# Minimal combinatorial data needed to define a polytope [duplicate]

Suppose I give a list of vertices $(v_1, v_2, ..., v_n)$, and a list of "adjacencies", i.e. pairs of vertices $(v_i,v_j)$. Does it exists a unique polytope that has this vertices and realises the adjacencies with 1-dimensional faces? I do not know if that is important, but each and every vertex has exactly d adjacent vertices, and I'd expect the polytope to be simple.

I should add some information. The data I gave above is represented by a graph of which I know 1) it's connected 2) every vertex has the same valence d. I may come up with further constraints but these are the first I can think of.

I don't know conditions of existence ($d$-connectivity is necessary), but the uniqueness was proved by Blind and Mani in 1987, see also the 1988 article "A simple way to tell a simple polytope from its graph" by Gil Kalai. Kalai's proof is also presented in Guenter Ziegler's book "Lectures on polytopes".

The simplicity assumption is important: for $d \ge 4$ there are different combinatorial classes of $1$-neighborly polytopes (polytopes whose $1$-skeleton is a complete graph).

In fact, elaborating on Guillermo Pineda-Villavicencio's answer, Jürgen Richter-Gebert's universality theorem for 4-polytopes shows that even in four dimensions, deciding whether a graph is realized by the vertices and edges of a simple polytope is equivalent to the existential theory of the reals.

I am fairly sure that the proof of this theorem can be extended to graphs of degree 4, so for an arbitrary semi-algebraic set defined by inequalities, you can in polynomial time find a graph so that the polytope is realizable if and only if this set is non-empty (although you should check this before you cite it in a paper).

See Realization spaces of 4-polytopes are universal by Richter-Gebert and Ziegler, although I suspect this theorem might have a better exposition in Richter-Gebert's monograph Realization Spaces of Polytopes.

• Are these statements constructive? So if a graph in d>=4 is the 1-skeleton of a polytope, there is a machinery to realise it in a vector space using planes? – giulio bullsaver Jun 15 '18 at 14:19
• @Giulio: Yes.
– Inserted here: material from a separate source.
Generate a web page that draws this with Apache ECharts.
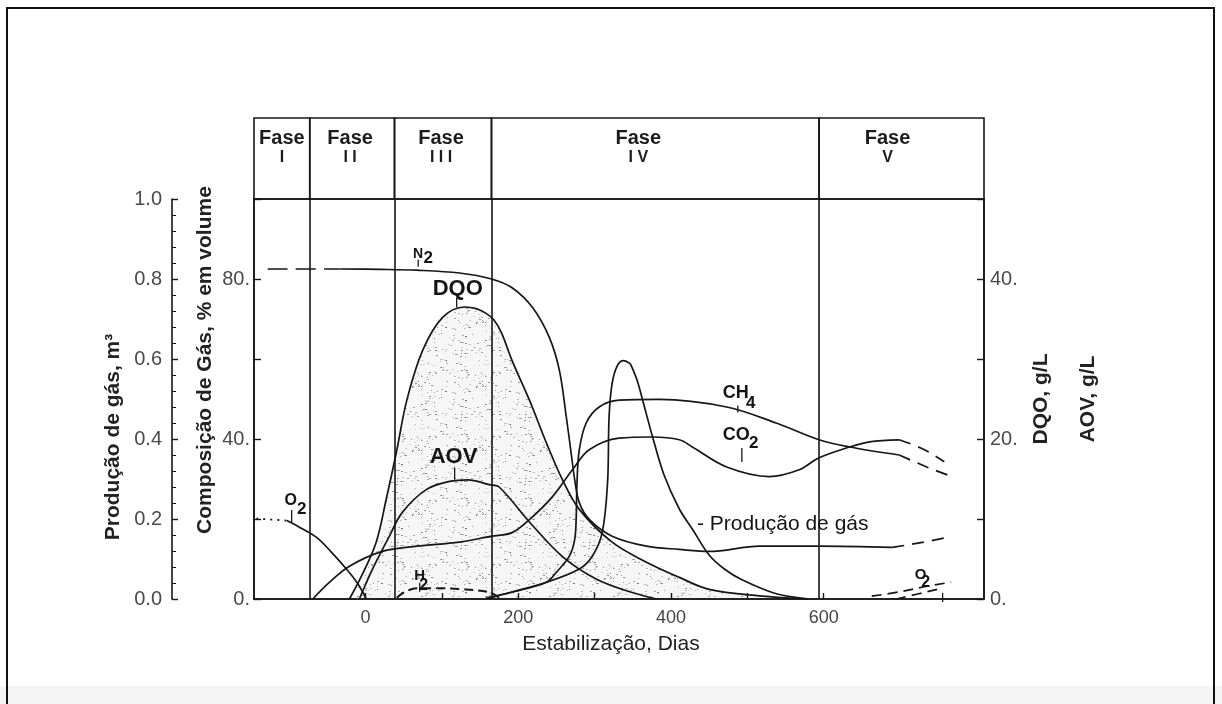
<!DOCTYPE html>
<html><head><meta charset="utf-8">
<script src="https://cdn.jsdelivr.net/npm/echarts@6/dist/echarts.min.js"></script>
<style>html,body{margin:0;padding:0;background:#fff}#c{width:1222px;height:704px}</style>
</head><body><div id="c"></div>
<script>
// ------------------------- data -------------------------
const xTickValues = [0, 100, 200, 300, 400, 500, 600];
const xLabelValues = [0, 200, 400, 600];
const pctLabelValues = [0, 40, 80];
const gLabelValues = [0, 20, 40];
const phaseNames = ['Fase\nI', 'Fase\nI I', 'Fase\nI I I', 'Fase\nI V', 'Fase\nV'];
const phaseBounds = [-146, -73, 38, 165, 594, 810];   // days

// gas composition, % volume
const n2Start = [[-128, 82.5], [-34, 82.5]];
const n2Main = [[-34, 82.5], [20, 82.4], [67, 82.2], [123, 81.5], [165, 80.0], [192, 77.8], [219, 72.8], [241, 65.3], [254, 57.1], [263, 45.5], [270, 35.5], [274, 29.8], [280, 24.1], [293, 19.9], [323, 15.7], [368, 13.2], [411, 12.4], [450, 11.9], [516, 13.2], [594, 13.2], [690, 12.9]];
const n2End = [[690, 12.9], [731, 14.2], [762, 15.4]];
const o2Start = [[-143, 20.1], [-103, 19.6]];
const o2Main = [[-103, 19.6], [-86, 17.9], [-64, 15.4], [-45, 11.8], [-25, 7.5], [-10, 3.8], [1, 0]];
const o2End = [[663, 0.7], [700, 1.8], [730, 3.0], [767, 4.2]];
const o2End2 = [[695, 0], [751, 2.5]];
const h2 = [[41, 0.3], [51, 1.7], [67, 2.7], [93, 2.7], [123, 2.5], [162, 1.7], [175, 0.3]];
const co2Main = [[-69, 0], [-47, 4.2], [-21, 8.2], [22, 11.9], [67, 13.2], [123, 14.2], [165, 15.7], [192, 16.6], [215, 19.9], [245, 25.6], [271, 32.3], [293, 37.3], [332, 40.2], [376, 40.5], [411, 39.8], [428, 38.0], [473, 33.0], [529, 30.6], [568, 32.3], [594, 35.3], [634, 38.0], [660, 39.3], [699, 39.8]];
const co2End = [[699, 39.8], [730, 37.5], [758, 34.3]];
const ch4Main = [[158, 0.3], [192, 1.7], [237, 4.2], [250, 6.7], [267, 10.7], [274, 14.9], [276, 20.6], [277, 29.1], [280, 37.3], [289, 44.0], [306, 48.0], [332, 49.7], [385, 49.9], [473, 48.0], [538, 44.0], [594, 39.8], [634, 38.0], [699, 36.0]];
const ch4End = [[699, 36.0], [735, 33.0], [768, 30.6]];
// gas production, m3
const gasProd = [[162, 0], [171, 0.007], [237, 0.042], [280, 0.075], [297, 0.107], [310, 0.166], [317, 0.291], [319, 0.455], [323, 0.539], [330, 0.584], [338, 0.596], [346, 0.589], [349, 0.579], [356, 0.545], [363, 0.497], [376, 0.405], [391, 0.31], [411, 0.225], [428, 0.175], [450, 0.11], [470, 0.075], [493, 0.048], [538, 0.013], [581, 0]];
// leachate, g/L
const dqo = [[-21, 0], [-4, 3.1], [14, 7.1], [27, 12.4], [41, 18.6], [54, 24.8], [75, 31.1], [101, 35.2], [130, 36.5], [145, 36.3], [158, 35.7], [168, 34.9], [178, 33.3], [192, 29.8], [215, 24.8], [237, 19.5], [258, 14.9], [280, 11.2], [323, 7.1], [368, 4.6], [411, 2.7], [450, 1.2], [516, 0.4], [581, 0]];
const aov = [[-8, 0], [9, 3.7], [31, 7.8], [48, 10.8], [80, 13.7], [110, 14.7], [134, 14.9], [162, 14.3], [175, 14.0], [215, 9.6], [258, 5.3], [302, 2.5], [346, 0.9], [381, 0]];

// curve labels (anchor in days / % volume)
const annotations = [
  {key: 'n2', main: 'N', sub: '2', day: 69, pct: 86.3},
  {key: 'dqo', main: 'DQO', sub: '', day: 88, pct: 77.4},
  {key: 'aov', main: 'AOV', sub: '', day: 84, pct: 35.6},
  {key: 'o2a', main: 'O', sub: '2', day: -98, pct: 24.5},
  {key: 'h2', main: 'H', sub: '2', day: 71, pct: 5.8},
  {key: 'ch4', main: 'CH', sub: '4', day: 468, pct: 51.6},
  {key: 'co2', main: 'CO', sub: '2', day: 468, pct: 41.0},
  {key: 'prod', main: '- Produção de gás', sub: '', day: 434, pct: 18.8},
  {key: 'o2b', main: 'O', sub: '2', day: 727, pct: 6.0}
];

// ------------------------- styles -------------------------
const FF = "'Liberation Sans', Arial, Helvetica, sans-serif";
const INK = '#161616';
const phaseLabelShift = [0, -2, -2, -17, -14];   // px, header text offset
const annoStyle = {
  n2:  {font: 'bold 14px', align: 'center', sub: [10, 5], subFont: 'bold 17px', ptr: [0, 6, 13]},
  dqo: {font: 'bold 22px', align: 'left', ptr: [24, 8, 18]},
  aov: {font: 'bold 22px', align: 'left', ptr: [25, 11, 23]},
  o2a: {font: 'bold 16px', align: 'center', sub: [11, 8], subFont: 'bold 17px', ptr: [1, 9, 21]},
  h2:  {font: 'bold 15px', align: 'center', sub: [4, 10], subFont: 'bold 16px', ptr: [0, 7, 16]},
  ch4: {font: 'bold 18px', align: 'left', sub: [28, 11], subFont: 'bold 17px', ptr: [15, 13, 20]},
  co2: {font: 'bold 18px', align: 'left', sub: [31, 8], subFont: 'bold 17px', ptr: [19, 13, 27]},
  prod:{font: '21px', align: 'left'},
  o2b: {font: 'bold 15px', align: 'center', sub: [5, 8], subFont: 'bold 16px', ptr: [22, 18, 27]}
};

function stipple() {
  const c = document.createElement('canvas');
  c.width = 64; c.height = 64;
  const g = c.getContext('2d');
  g.fillStyle = 'rgba(0,0,0,0.035)';
  g.fillRect(0, 0, 64, 64);
  let s = 12345;
  const rnd = () => { s = (s * 1103515245 + 12345) % 2147483648; return s / 2147483648; };
  for (let i = 0; i < 170; i++) {
    const x = Math.floor(rnd() * 64), y = Math.floor(rnd() * 64);
    g.fillStyle = 'rgba(70,70,70,' + (0.2 + rnd() * 0.4).toFixed(2) + ')';
    g.fillRect(x, y, 1 + Math.floor(rnd() * 2), 1);
  }
  return c;
}

const lineBase = (name, data, yIdx, type, width) => ({
  name, type: 'line', data, xAxisIndex: 1, yAxisIndex: yIdx,
  showSymbol: false, symbol: 'none', smooth: 0.35, silent: true,
  lineStyle: {color: INK, width: width || 1.7, type: type || 'solid'},
  z: 3
});

const chart = echarts.init(document.getElementById('c'));
const option = {
  animation: false,
  backgroundColor: '#fff',
  graphic: [
    {type: 'rect', shape: {x: 0, y: 686, width: 1222, height: 18}, style: {fill: '#f4f5f4'}, z: -10},
    {type: 'rect', shape: {x: 7, y: 8, width: 1207, height: 720}, style: {fill: 'none', stroke: '#111', lineWidth: 2}, z: 100}
  ],
  grid: [
    {left: 254, top: 118, width: 730, height: 81},
    {left: 254, top: 199, width: 730, height: 400, show: true, borderColor: INK, borderWidth: 1.6, backgroundColor: 'transparent'}
  ],
  xAxis: [
    {gridIndex: 0, type: 'value', min: phaseBounds[0], max: phaseBounds[phaseBounds.length - 1], show: false},
    {gridIndex: 1, type: 'value', min: phaseBounds[0], max: phaseBounds[phaseBounds.length - 1],
     axisLine: {onZero: false, lineStyle: {color: INK, width: 1.6}},
     axisTick: {inside: true, length: 6, customValues: xTickValues, lineStyle: {color: INK, width: 1.4}},
     axisLabel: {customValues: xLabelValues, color: '#444', fontFamily: FF, fontSize: 18, margin: 10},
     splitLine: {show: false},
     name: 'Estabilização, Dias', nameLocation: 'middle', nameGap: 35, nameMoveOverlap: false,
     nameTextStyle: {fontFamily: FF, fontSize: 21, color: '#222', padding: [0, 16, 0, 0]}}
  ],
  yAxis: [
    {gridIndex: 0, type: 'value', min: 0, max: 1, show: false},
    {gridIndex: 1, type: 'value', position: 'left', min: 0, max: 100, interval: 20,
     axisLine: {show: true, onZero: false, lineStyle: {color: INK, width: 1.6}},
     axisTick: {show: true, inside: true, length: 7, lineStyle: {color: INK, width: 1.4}},
     axisLabel: {formatter: v => pctLabelValues.includes(v) ? v + '.' : '', color: '#4a4a4a', fontFamily: FF, fontSize: 20, margin: 4},
     splitLine: {show: false},
     name: 'Composição de Gás, % em volume', nameLocation: 'middle', nameRotate: 90, nameGap: 38, nameMoveOverlap: false,
     nameTextStyle: {fontFamily: FF, fontSize: 21, fontWeight: 'bold', color: '#222', padding: [0, 0, 0, 78]}},
    {gridIndex: 1, type: 'value', position: 'left', offset: 82, min: 0, max: 1, interval: 0.2,
     axisLine: {show: true, onZero: false, lineStyle: {color: INK, width: 1.6}},
     axisTick: {show: true, inside: true, length: 6, lineStyle: {color: INK, width: 1.4}},
     minorTick: {show: true, splitNumber: 5, length: 4, lineStyle: {color: INK, width: 1}},
     axisLabel: {formatter: v => v.toFixed(1), color: '#4a4a4a', fontFamily: FF, fontSize: 20, margin: 10},
     splitLine: {show: false},
     name: 'Produção de gás, m³', nameLocation: 'middle', nameRotate: 90, nameGap: 48, nameMoveOverlap: false,
     nameTextStyle: {fontFamily: FF, fontSize: 21, fontWeight: 'bold', color: '#222', padding: [0, 76, 0, 0]}},
    {gridIndex: 1, type: 'value', position: 'right', min: 0, max: 50, interval: 10,
     axisLine: {show: true, onZero: false, lineStyle: {color: INK, width: 1.6}},
     axisTick: {show: true, inside: true, length: 7, lineStyle: {color: INK, width: 1.4}},
     axisLabel: {formatter: v => gLabelValues.includes(v) ? v + '.' : '', color: '#4a4a4a', fontFamily: FF, fontSize: 20, margin: 6},
     splitLine: {show: false},
     name: 'DQO, g/L\nAOV, g/L', nameLocation: 'middle', nameRotate: 90, nameGap: 34, nameMoveOverlap: false,
     nameTextStyle: {fontFamily: FF, fontSize: 21, fontWeight: 'bold', color: '#222', lineHeight: 47}}
  ],
  series: [
    {type: 'custom', xAxisIndex: 0, yAxisIndex: 0, silent: true, clip: false,
     data: phaseNames.map((n, i) => [phaseBounds[i], phaseBounds[i + 1]]),
     renderItem: (params, api) => {
       const a = api.coord([api.value(0), 1]);
       const b = api.coord([api.value(1), 0]);
       const parts = phaseNames[params.dataIndex].split('\n');
       const cx = (a[0] + b[0]) / 2 + phaseLabelShift[params.dataIndex];
       return {type: 'group', children: [
         {type: 'rect', shape: {x: a[0], y: a[1], width: b[0] - a[0], height: b[1] - a[1]}, style: {fill: 'none', stroke: INK, lineWidth: 1.6}},
         {type: 'text', style: {text: parts[0], x: cx, y: a[1] + 20, align: 'center', verticalAlign: 'middle', font: 'bold 20px ' + FF, fill: '#1c1c1c'}},
         {type: 'text', style: {text: parts[1], x: cx, y: a[1] + 40, align: 'center', verticalAlign: 'middle', font: 'bold 16px ' + FF, fill: '#1c1c1c'}}
       ]};
     }},
    Object.assign(lineBase('DQO', dqo, 3), {areaStyle: {color: {image: stipple(), repeat: 'repeat'}, opacity: 1}, z: 2}),
    lineBase('AOV', aov, 3),
    Object.assign(lineBase('CO2', co2Main, 1), {
      markLine: {silent: true, symbol: ['none', 'none'], label: {show: false},
        lineStyle: {color: INK, type: 'solid', width: 1.6},
        data: phaseBounds.slice(1, -1).map(v => ({xAxis: v}))}
    }),
    lineBase('CO2 fim', co2End, 1, [12, 8]),
    lineBase('CH4', ch4Main, 1),
    lineBase('CH4 fim', ch4End, 1, [12, 8]),
    lineBase('N2 início', n2Start, 1, [20, 8]),
    lineBase('N2', n2Main, 1),
    lineBase('N2 fim', n2End, 1, [12, 8]),
    lineBase('O2 início', o2Start, 1, [2, 5]),
    lineBase('O2', o2Main, 1),
    lineBase('O2 fim', o2End, 1, [10, 6]),
    lineBase('O2 fim 2', o2End2, 1, [10, 6]),
    lineBase('H2', h2, 1, [9, 5], 2),
    lineBase('Produção de gás', gasProd, 2),
    {type: 'custom', xAxisIndex: 1, yAxisIndex: 1, silent: true, clip: false, z: 5,
     data: annotations.map(a => [a.day, a.pct]),
     renderItem: (params, api) => {
       const a = annotations[params.dataIndex];
       const st = annoStyle[a.key];
       const p = api.coord([api.value(0), api.value(1)]);
       const ch = [{type: 'text', style: {text: a.main, x: p[0], y: p[1], align: st.align, verticalAlign: 'middle', font: st.font + ' ' + FF, fill: '#141414'}}];
       if (a.sub) ch.push({type: 'text', style: {text: a.sub, x: p[0] + st.sub[0], y: p[1] + st.sub[1], align: 'center', verticalAlign: 'middle', font: st.subFont + ' ' + FF, fill: '#141414'}});
       if (st.ptr) ch.push({type: 'line', shape: {x1: p[0] + st.ptr[0], y1: p[1] + st.ptr[1], x2: p[0] + st.ptr[0], y2: p[1] + st.ptr[2]}, style: {stroke: INK, lineWidth: 1.3}});
       return {type: 'group', children: ch};
     }}
  ]
};
chart.setOption(option);
</script>
</body></html>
If you have a graph in $d \geq 4$, it is fairly straightforward to turn it into a semi-algebraic set that is non-empty if and only if the graph is realizable as a polytope over $\mathbb{R}^d$. If you have a semi-algebraic set and a dimension $d \geq 4$, then there is a constructive method to turn it into a graph that is realizable as a polytope over $\mathbb{R^d}$ if and only if the semi-algebraic set is non-empty. – Peter Shor Jun 15 '18 at 14:54
• So determining whether polytopes are realizable is exactly as hard as determining whether semi-algebraic sets are non-empty. (For graphs of degree $d$, semi-algebraic sets defined by inequalities.) This problem is in PSPACE (this fact is neither obvious nor easy), so there is machinery that is constructive but takes exponential time in the size of the graph. – Peter Shor Jun 15 '18 at 14:55
• This might prove very useful for me, thanks! There is any reference to look up for this algorithm? – giulio bullsaver Jun 15 '18 at 15:30
• First, use Kalai's algorithm to find which vertices must belong to which facets (an exponential algorithm is sketched in Kalai's paper). Express each facet in terms of unknown variables. Then write down equations saying (1) all vertices of the graph are on the inside of each facet and (2) all vertices that belong to a facet are on that facet. If there is a solution to these equations, then you have an embedding. Finding the solutions to these equations is possible thinks to the existential theory of the reals being computable. – Peter Shor Jun 15 '18 at 20:24

Ivan Izmestiev's answer, and Blind and Mani's and Kalai's results, applies if you know beforehand that the graph is the graph of a d-dimensional polytope. There are many regular graphs, in the graph theoretical sense, that are not graphs of polytopes. See, for instance, the paper "Polytopality and cartesian products of graphs" by Pfeifle et al.